As a life, relationship, and business coach, one of my main goals — on the business side — is to level up the performance of leadership teams; both externally and within my own organisations. There are countless models and frameworks out there which can be used to assess team behaviour and performance levels, but one of my all-time favourites is known as the Four-player Communication Model, and comes from psychologist David Kantor.
This model applies to any problem-solving team, and involves in-sync collaboration in order to reach commonly shared goals. Every role is simple enough to comprehend, yet getting them to be balanced enough to work perfectly together on a team definitely takes some effort!
Working within Kantor’s framework, below are the descriptions I give to senior executives I coach, in order for them to become more aware of what role they play, and what roles other people play within their team. Once they become familiar with, and aware of, the different roles, they can then begin to adjust their behaviour and balance out the team dynamics.
The main, and most fundamental role, in any situation is the mover. These are the people who initiate action for the team. This could be by way of a question, a suggestion, or bringing forth an issue to the table. In short, their role is to encourage the team to engage in open debate and discussion in order to get the ball rolling and move things along.
If the mover is absent from a team, the team will get stuck and lose interest in all goals. They will lack the ability to advance, come up with new ideas, or execute anything. Numerous teams are built up of highly motivated executives, but it’s important that there is a defined mover in the team; someone who can help the team advance — not someone there just being impatient and pushy. A good mover aims to serve the team as a whole.

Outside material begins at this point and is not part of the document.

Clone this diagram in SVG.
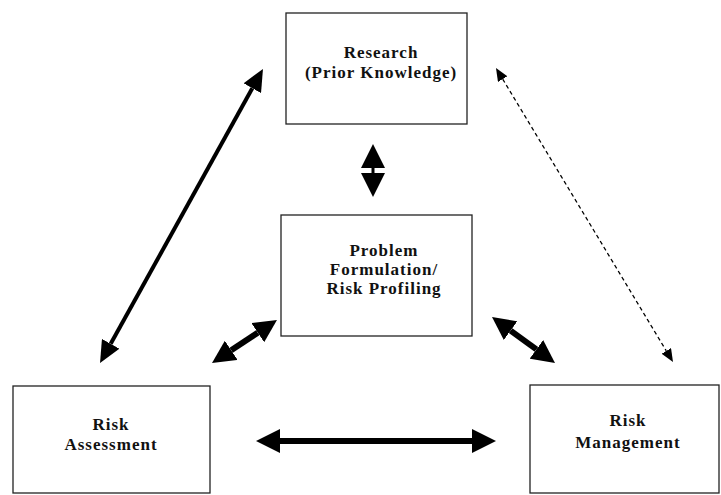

While the mover is crucial, probably the most difficult role in the team is that of the supporter. The supporter is the one who seconds the motion. They jump up and get behind the idea, opinion, or plan at hand. Sure, a mover has the ability to kick-start things off, but without a supporter, little impact or real progress can be made!
The point here is that the supporter needs to support the idea, not necessarily the person — otherwise it won;t work. They need to get behind the idea and provide some good reasoning skills.
In many senior leadership teams, this is often a role that is missing. This is because members of top teams are usually used to driving and making all the decisions. The problem is that everyone wants to be movers and nobody wants to take the role of supporter. This is where they’ll struggle. When it comes to amazing teams though, members know that the role of the supporter is the golden key to effective decision making; and they’ll make sure to jump into it whenever they see a need for it.
So, while it’s the supporter’s job to add momentum to the mover, it’s the opposer’s job to provide a check and balance for the team. The importance of this role is to help ensure that all angles and perspectives are being looked at, and that all potential risks and negatives are 100% evaluated. The best opposers help their team avoid downfalls, and prevent them from missing out of any other crucial opportunities.
Thankfully, when it comes to senior leadership teams, finding enough opposers is generally not an issue. But, be aware, the point is not to just argue for the sake of arguing. A good opposer will bring up legitimate concerns and risks, and will be there to help the team assess all the options. There are too many instances of executives opposing without making a strong case or giving reasonable rationale. Bad opposers will make unnecessary attacks that threaten to destroy a team’s whole foundation of trust and effectiveness.
Last but not least, every team needs to have people who maintain a higher-level perspective, and constantly endeavour to keep the bigger picture in mind. These people are the observers of the team. They assist in guiding the process, and ensure that the team is taking all the options and factors into consideration. A team with good observers will have a solid process, and will be far less likely to get derailed.
Fact: every single truly effective team that I’ve ever worked with has demonstrated these four roles in action consistently. It’s also important to note that members do not have to stay in each role forever. In actual fact, in the very best teams, members accordingly move between roles as the conversation shifts, and they see the need to balance out the dynamic whenever it’s called for.